The idea of the game is to collect animals in pairs for your Ark. The problem you have is that each round, unless you are lucky, the animals on display, of which you must generally always take one,
aren't the type you are collecting. Of course as you are so busy getting animals opnto the Ark you forget just what animals you have loaded already and they are now stowed away below decks and you
cannot spare the timd to keep checking on them, so you rely on your memory (the cards you win in the bidding are collected face down in a single stack which you may not look at).
Apart from the small purple tokens for bidding, the players also have 3 large green tokens each. These are very important and if played at the right time can be game winners. The green tokens are
played at the time when it is a players turn to take a card. The player who made the highest bid gets to take a card. Then if they wish to play a green token they may now do so. Thistoken allows them
to either take NO card from the centre of the table or to take TWO cards, otherwise they may only take ONE card. Then it is the next highest bidders turn to choose a card and maybe play a green token.
Of course if someone plays a green token and takes 2 cards this will mean one player will not get a card this round. The rules get a bit harsh here too because as a bid was made anyone is unfortunately
left out of winning a bid (ie gets no tokens) also loses the tokens they bid.
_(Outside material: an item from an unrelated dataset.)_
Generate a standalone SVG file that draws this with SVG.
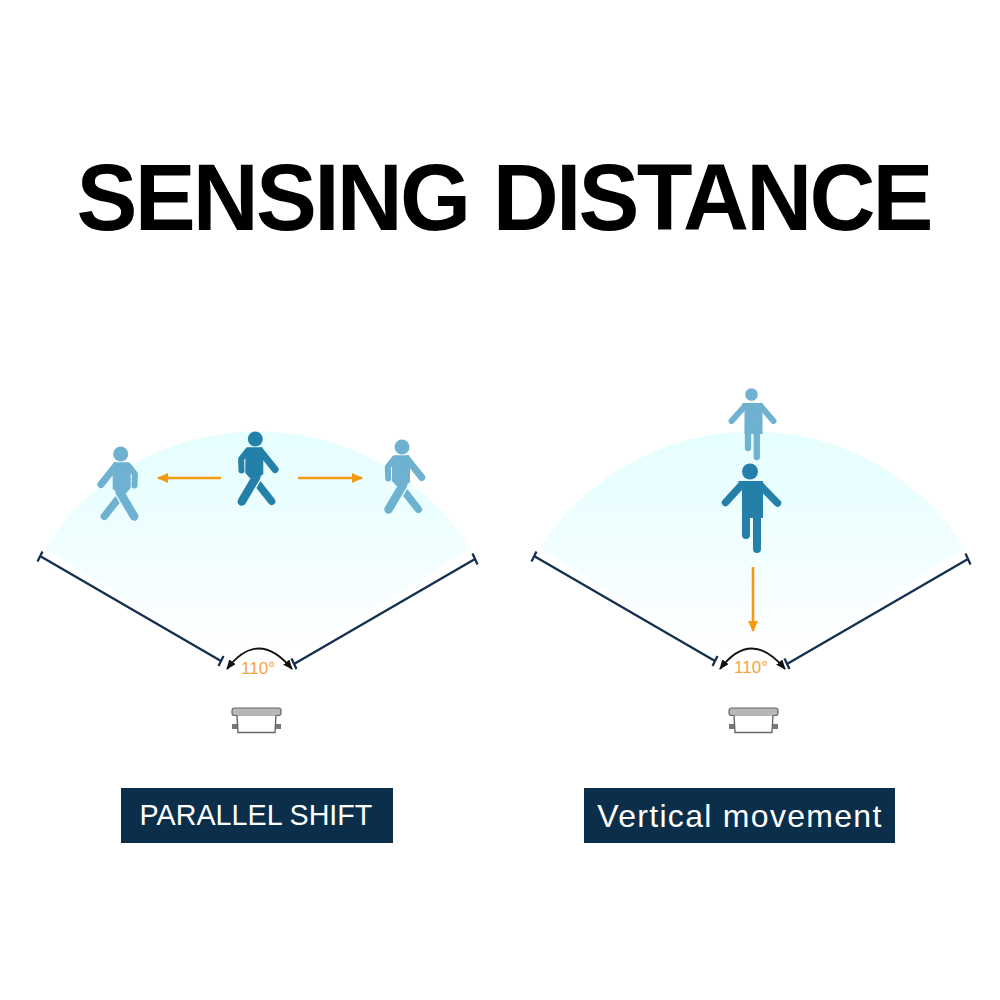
<svg xmlns="http://www.w3.org/2000/svg" xmlns:xlink="http://www.w3.org/1999/xlink" width="1000" height="1000" viewBox="0 0 1000 1000">
<style>
text{font-family:"Liberation Sans",Arial,sans-serif}
.title{font-size:95px;font-weight:700;fill:#000;letter-spacing:-2.900px;word-spacing:2px}
.lab{fill:#fff;font-size:28.700px}
.deg{fill:#f7a543;font-size:17px}
.dim{stroke:#12304d;stroke-width:2.300;fill:none}
.arc{stroke:#111;stroke-width:1.800;fill:none}
.or{stroke:#f59a0e;stroke-width:2.600;fill:none}
.bar{fill:#0b2e4a}
.l{fill:#6fb1d0;stroke:#6fb1d0}
.d{fill:#2480a8;stroke:#2480a8}
.lim{stroke-linecap:round;stroke-linejoin:round;fill:none!important}
.dev{fill:#fff;stroke:#666;stroke-width:1.400}
</style>
<defs>
<linearGradient id="fan" x1="0" y1="432" x2="0" y2="684" gradientUnits="userSpaceOnUse">
<stop offset="0" stop-color="#e6fefe"/><stop offset="0.3" stop-color="#ecfeff"/><stop offset="0.55" stop-color="#f4feff"/><stop offset="0.85" stop-color="#fff"/>
</linearGradient>
<marker id="ao" markerWidth="11" markerHeight="10" refX="10" refY="5" orient="auto-start-reverse" markerUnits="userSpaceOnUse"><path d="M0 0L11 5L0 10Z" fill="#f59a0e"/></marker>
<marker id="ak" markerWidth="10" markerHeight="8" refX="9" refY="4" orient="auto-start-reverse" markerUnits="userSpaceOnUse"><path d="M0 0L10 4L0 8Z" fill="#111"/></marker>
<g id="walker">
<circle cx="0" cy="7" r="7.500" stroke="none"/>
<path d="M-7.300 15.300H8.500L10 22V41L5.500 46L-3 46L-8 42L-8 28Z" stroke="none"/>
<path class="lim" stroke-width="7" d="M-5 19L-19.800 37.500"/>
<path class="lim" stroke-width="6" d="M8 19L14.200 27L13.800 38.500"/>
<path class="lim" stroke-width="8.500" d="M-1 45L13.500 69.500"/>
<path d="M-5.200 49L-1.100 55.900L-13.550 71.800A3.750 3.750 0 0 1 -19.450 67.200Z" stroke="none"/>
</g>
<g id="device">
<rect x="-25" y="8" width="49" height="7.500" rx="2.500" fill="#b8b8b8" stroke="#666" stroke-width="1.200"/>
<path class="dev" d="M-20 15.500L-19 32.500H18L19 15.500"/>
<rect x="-25" y="24" width="5" height="5" fill="#777"/><rect x="19" y="24" width="5" height="5" fill="#777"/>
</g>
</defs>
<rect width="1000" height="1000" fill="#fff"/>
<g id="title"><text class="title" transform="translate(76.500 230) scale(0.962 1)">SENSING DISTANCE</text></g>

<g id="fan-left"><path d="M257 684L45 548A252 252 0 0 1 470 548Z" fill="url(#fan)"/></g>
<g id="fan-right"><path d="M752 684L540 548A252 252 0 0 1 965 548Z" fill="url(#fan)"/></g>

<g id="connectors">
<path class="dim" d="M40 556L221 661M37.500 561.500L42.500 551.500M218.500 666L223.500 656"/>
<path class="dim" d="M475 559L294 664M472.500 553.500L477.500 564.500M291.500 658.500L296.500 669"/>
<path class="dim" d="M534 556L715 661M531.500 561.500L536.500 551.500M712.500 666L717.500 656"/>
<path class="dim" d="M968 559L787 664M965.500 553.500L970.500 564.500M784.500 658.500L789.500 669"/>
<path class="arc" d="M227 669Q258 628 292 669" marker-start="url(#ak)" marker-end="url(#ak)"/>
<path class="arc" d="M720 669Q751 628 785 669" marker-start="url(#ak)" marker-end="url(#ak)"/>
<path class="or" d="M221 478H158" marker-end="url(#ao)"/>
<path class="or" d="M298 478H362" marker-end="url(#ao)"/>
<path class="or" d="M753 567V631" marker-end="url(#ao)"/>
</g>

<g id="person-left"><use xlink:href="#walker" href="#walker" class="l" transform="translate(120.700 447)"/></g>
<g id="person-mid"><use xlink:href="#walker" href="#walker" class="d" transform="translate(255.300 432) scale(-1 1)"/></g>
<g id="person-right"><use xlink:href="#walker" href="#walker" class="l" transform="translate(402 440) scale(-1 1)"/></g>

<g id="person-top" class="l">
<circle cx="751.500" cy="394.500" r="6.300" stroke="none"/>
<path d="M742 403H762.500V434H744.500V408Z" stroke="none"/>
<path class="lim" stroke-width="6" d="M745 406L731.500 421M760.500 406L773.500 421"/>
<path class="lim" stroke-width="6.300" d="M748 428V448M756.800 428V457"/>
</g>
<g id="person-bottom" class="d">
<circle cx="750" cy="471.500" r="8" stroke="none"/>
<path d="M738 481H763V518H742V490Z" stroke="none"/>
<path class="lim" stroke-width="7.500" d="M741.500 485L725.500 502.500M760 485L777.500 503"/>
<path class="lim" stroke-width="8" d="M746 512V535M757 512V549"/>
</g>

<g id="label-110-left"><text class="deg" x="258" y="674" text-anchor="middle">110°</text></g>
<g id="label-110-right"><text class="deg" x="751" y="673" text-anchor="middle">110°</text></g>
<g id="device-left"><use xlink:href="#device" href="#device" transform="translate(257 700)"/></g>
<g id="device-right"><use xlink:href="#device" href="#device" transform="translate(754 700)"/></g>

<g id="label-left"><rect class="bar" x="121" y="788" width="272" height="55"/><text class="lab" x="256" y="825" text-anchor="middle">PARALLEL SHIFT</text></g>
<g id="label-right"><rect class="bar" x="584" y="788" width="311" height="55"/><text class="lab" x="740" y="827" text-anchor="middle" style="font-size:32px;letter-spacing:1.300px">Vertical movement</text></g>
</svg>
After the bidding and the cards have been taken (or discarded if someone plays a green token to prevent taking a card), new cards are placed onto the display and a new round of bidding begins with a
new start player. The complete round ends when all of the animal cards in the deck have been discarded or collected. Now all players turn over their collections and pair up the animals they hold. The
animal cards are numbered 1, 2, 3 & 4 (four cards per animal) so when pairing them up you want to ensure putting the higher values together, especially as any single cards count their value against the
player. For example: If I have 3 snakes valued 1,2 & 4 and 3 hyenas valued 1, 3 and 4 and 1 toucan valued 4 my score would be calculated as follows. 5pts for the snakes (2+4-1), 6pts for the hyenas,
(3+4-1) and -4 points for the toucan as it is a single animal. 5 + 6 - 4 = 7pts total score for me. Any Purple Tokens not used count 2 for 1pt.
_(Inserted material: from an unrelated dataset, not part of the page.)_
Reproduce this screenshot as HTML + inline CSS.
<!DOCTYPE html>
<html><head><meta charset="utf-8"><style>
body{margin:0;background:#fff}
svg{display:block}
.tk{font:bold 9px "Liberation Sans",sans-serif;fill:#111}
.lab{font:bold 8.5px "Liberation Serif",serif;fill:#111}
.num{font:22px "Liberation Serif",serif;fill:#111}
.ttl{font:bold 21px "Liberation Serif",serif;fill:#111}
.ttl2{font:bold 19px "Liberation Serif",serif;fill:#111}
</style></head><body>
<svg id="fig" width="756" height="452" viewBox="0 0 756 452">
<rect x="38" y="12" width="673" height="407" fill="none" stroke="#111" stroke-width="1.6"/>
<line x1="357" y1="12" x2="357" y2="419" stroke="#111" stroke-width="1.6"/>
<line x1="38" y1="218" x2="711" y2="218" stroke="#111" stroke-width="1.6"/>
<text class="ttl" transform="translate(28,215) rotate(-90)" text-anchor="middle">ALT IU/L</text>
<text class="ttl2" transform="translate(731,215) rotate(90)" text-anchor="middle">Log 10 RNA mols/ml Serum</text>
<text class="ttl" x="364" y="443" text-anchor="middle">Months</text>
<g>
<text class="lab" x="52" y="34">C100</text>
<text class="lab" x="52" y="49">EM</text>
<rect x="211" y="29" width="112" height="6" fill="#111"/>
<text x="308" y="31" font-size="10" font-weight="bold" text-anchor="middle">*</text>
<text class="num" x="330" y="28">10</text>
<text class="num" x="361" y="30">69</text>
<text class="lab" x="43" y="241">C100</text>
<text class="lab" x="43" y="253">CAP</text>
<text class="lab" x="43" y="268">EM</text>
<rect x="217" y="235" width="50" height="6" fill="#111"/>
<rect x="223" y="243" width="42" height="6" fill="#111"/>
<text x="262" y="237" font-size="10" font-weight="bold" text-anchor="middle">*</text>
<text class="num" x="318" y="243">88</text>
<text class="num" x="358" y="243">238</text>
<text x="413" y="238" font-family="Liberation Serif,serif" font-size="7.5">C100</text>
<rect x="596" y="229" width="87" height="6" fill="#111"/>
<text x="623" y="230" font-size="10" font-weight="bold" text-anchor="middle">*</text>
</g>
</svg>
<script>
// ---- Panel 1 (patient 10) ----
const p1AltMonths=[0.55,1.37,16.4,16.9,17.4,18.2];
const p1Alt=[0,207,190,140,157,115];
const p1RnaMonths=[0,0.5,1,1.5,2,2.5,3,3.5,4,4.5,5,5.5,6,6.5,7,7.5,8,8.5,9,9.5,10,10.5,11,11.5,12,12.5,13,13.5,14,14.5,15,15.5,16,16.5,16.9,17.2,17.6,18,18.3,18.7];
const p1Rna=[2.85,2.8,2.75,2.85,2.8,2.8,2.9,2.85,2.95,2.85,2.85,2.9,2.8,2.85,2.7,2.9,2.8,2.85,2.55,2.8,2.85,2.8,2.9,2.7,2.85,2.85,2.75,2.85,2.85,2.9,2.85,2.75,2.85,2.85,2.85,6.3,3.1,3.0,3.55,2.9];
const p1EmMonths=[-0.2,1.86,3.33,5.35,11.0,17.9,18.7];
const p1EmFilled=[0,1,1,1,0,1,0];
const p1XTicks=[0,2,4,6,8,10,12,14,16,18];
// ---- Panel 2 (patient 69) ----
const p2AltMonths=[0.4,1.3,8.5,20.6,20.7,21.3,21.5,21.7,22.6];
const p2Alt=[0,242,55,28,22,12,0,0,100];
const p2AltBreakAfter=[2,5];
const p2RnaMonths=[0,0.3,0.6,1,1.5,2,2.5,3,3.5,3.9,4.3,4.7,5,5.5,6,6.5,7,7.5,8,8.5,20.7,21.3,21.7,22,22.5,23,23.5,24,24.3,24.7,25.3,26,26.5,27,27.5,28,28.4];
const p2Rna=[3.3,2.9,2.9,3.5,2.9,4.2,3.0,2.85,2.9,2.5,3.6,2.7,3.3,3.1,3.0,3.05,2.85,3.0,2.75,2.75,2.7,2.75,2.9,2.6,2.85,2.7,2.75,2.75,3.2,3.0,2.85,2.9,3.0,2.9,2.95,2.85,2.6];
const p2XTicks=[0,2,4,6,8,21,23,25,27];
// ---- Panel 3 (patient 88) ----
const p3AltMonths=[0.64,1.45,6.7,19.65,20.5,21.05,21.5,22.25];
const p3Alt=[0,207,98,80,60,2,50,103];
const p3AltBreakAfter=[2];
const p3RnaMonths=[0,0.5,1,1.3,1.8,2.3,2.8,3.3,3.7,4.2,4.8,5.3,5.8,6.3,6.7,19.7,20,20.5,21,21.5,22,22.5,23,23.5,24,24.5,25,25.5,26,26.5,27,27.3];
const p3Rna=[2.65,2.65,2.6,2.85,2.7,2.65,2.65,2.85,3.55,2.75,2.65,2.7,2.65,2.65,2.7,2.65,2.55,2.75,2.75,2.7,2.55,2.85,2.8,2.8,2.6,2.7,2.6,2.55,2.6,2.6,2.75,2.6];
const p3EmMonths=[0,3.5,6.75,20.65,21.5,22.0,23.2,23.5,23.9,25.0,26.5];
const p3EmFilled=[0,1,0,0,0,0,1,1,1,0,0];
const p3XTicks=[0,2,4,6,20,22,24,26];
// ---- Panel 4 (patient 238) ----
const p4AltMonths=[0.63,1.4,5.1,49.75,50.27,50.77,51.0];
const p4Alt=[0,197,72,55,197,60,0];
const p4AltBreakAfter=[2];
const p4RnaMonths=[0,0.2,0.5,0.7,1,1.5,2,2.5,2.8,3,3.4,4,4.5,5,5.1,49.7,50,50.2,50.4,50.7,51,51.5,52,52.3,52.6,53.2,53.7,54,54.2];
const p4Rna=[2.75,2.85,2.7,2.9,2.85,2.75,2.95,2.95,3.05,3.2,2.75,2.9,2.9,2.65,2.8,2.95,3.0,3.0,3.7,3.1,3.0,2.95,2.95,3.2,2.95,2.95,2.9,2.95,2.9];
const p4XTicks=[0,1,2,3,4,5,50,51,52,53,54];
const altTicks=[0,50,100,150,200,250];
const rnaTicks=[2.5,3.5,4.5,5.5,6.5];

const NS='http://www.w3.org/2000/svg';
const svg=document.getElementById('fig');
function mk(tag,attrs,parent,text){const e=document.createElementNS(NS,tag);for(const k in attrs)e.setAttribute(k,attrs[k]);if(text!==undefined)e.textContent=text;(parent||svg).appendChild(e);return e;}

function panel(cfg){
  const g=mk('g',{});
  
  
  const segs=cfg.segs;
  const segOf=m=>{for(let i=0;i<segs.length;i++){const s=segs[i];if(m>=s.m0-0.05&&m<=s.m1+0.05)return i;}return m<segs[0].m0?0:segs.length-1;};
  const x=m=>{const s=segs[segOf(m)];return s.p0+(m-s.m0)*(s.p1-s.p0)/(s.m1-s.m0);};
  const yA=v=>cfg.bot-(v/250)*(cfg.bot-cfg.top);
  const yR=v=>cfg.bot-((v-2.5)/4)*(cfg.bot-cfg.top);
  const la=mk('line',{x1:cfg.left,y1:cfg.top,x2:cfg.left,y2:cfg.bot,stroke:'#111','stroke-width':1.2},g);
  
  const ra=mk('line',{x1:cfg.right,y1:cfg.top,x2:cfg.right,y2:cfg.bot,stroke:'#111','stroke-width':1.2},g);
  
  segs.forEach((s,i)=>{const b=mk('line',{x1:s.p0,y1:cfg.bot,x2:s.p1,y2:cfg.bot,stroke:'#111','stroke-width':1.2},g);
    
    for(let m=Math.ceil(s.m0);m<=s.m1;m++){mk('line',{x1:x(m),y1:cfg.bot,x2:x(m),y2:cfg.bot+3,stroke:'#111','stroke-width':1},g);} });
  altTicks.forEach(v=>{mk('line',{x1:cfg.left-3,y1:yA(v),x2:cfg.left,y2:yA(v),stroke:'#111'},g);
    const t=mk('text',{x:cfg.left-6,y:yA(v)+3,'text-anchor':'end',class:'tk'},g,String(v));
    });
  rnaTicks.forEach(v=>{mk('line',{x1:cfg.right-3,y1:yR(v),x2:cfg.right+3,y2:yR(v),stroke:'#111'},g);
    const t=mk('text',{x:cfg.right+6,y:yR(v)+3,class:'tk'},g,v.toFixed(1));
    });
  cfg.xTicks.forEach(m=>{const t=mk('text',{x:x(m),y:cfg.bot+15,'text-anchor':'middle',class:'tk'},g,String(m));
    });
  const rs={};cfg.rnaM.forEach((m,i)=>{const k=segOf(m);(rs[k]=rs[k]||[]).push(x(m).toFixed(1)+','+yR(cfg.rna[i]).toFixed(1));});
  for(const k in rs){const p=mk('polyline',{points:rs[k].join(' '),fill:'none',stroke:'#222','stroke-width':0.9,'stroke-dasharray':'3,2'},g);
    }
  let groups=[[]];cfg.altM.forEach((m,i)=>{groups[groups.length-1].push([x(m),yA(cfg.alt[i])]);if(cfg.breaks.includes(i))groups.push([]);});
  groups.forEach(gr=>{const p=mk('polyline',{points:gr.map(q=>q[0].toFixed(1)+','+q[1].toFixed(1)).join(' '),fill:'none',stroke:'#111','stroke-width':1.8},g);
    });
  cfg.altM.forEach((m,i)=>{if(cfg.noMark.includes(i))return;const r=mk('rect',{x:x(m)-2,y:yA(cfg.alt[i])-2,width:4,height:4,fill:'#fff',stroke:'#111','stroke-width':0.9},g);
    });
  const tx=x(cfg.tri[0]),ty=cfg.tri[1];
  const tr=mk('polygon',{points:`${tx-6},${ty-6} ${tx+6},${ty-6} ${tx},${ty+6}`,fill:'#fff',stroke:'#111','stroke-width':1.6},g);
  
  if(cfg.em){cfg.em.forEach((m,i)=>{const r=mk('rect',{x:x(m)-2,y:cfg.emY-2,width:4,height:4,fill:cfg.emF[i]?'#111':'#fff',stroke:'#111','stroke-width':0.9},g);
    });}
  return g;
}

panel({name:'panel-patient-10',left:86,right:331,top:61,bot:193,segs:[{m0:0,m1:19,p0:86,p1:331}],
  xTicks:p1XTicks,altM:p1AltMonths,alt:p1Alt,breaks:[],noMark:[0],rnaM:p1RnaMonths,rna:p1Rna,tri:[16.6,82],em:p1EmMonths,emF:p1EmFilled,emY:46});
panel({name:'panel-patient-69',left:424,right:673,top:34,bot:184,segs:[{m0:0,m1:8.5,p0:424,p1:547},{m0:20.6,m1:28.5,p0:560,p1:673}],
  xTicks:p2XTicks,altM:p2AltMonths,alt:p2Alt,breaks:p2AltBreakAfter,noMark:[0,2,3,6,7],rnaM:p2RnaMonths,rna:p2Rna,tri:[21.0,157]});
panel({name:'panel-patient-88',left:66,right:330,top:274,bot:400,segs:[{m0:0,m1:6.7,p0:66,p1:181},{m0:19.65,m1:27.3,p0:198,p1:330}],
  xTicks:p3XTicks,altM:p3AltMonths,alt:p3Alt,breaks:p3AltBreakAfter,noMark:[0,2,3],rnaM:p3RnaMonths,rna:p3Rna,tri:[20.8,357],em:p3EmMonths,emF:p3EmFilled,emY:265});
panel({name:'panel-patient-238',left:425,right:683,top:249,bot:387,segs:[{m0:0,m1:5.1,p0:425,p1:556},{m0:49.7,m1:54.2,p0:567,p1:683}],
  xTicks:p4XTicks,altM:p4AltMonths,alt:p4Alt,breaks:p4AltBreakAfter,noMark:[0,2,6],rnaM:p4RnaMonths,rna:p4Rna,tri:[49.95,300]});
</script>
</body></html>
The score of each player is noted and the animal cards collected and shuffled to form a new deck. As in the starting setup, each player is given one card which they look at and place face down as the start
of their collection (also as in the first round, once looked at and placed face down it may not be looked at again until the end of the round when a scoring occurs). The players retrieve their Purple Tokens
but NOT the Green Tokens - the green ones are used only once per game whereas the Purple ones are returned at the end of each scoring. This is why I said careful (or tactical) use of the Green Tokens could
be game winners.
After the second complete round - when the deck is again exhausted and the centre display collected or discarded - the winner is the player with the most points. Green Tokens have no value in the first round
but have a 1pt value towards scoring at the end of the second round.
The cards are beautifully illustrated by Doris Matthäus and the rules define the gameplay well. Overall this is a splendid double-mechanic game, enjoyable by fun players of all ages.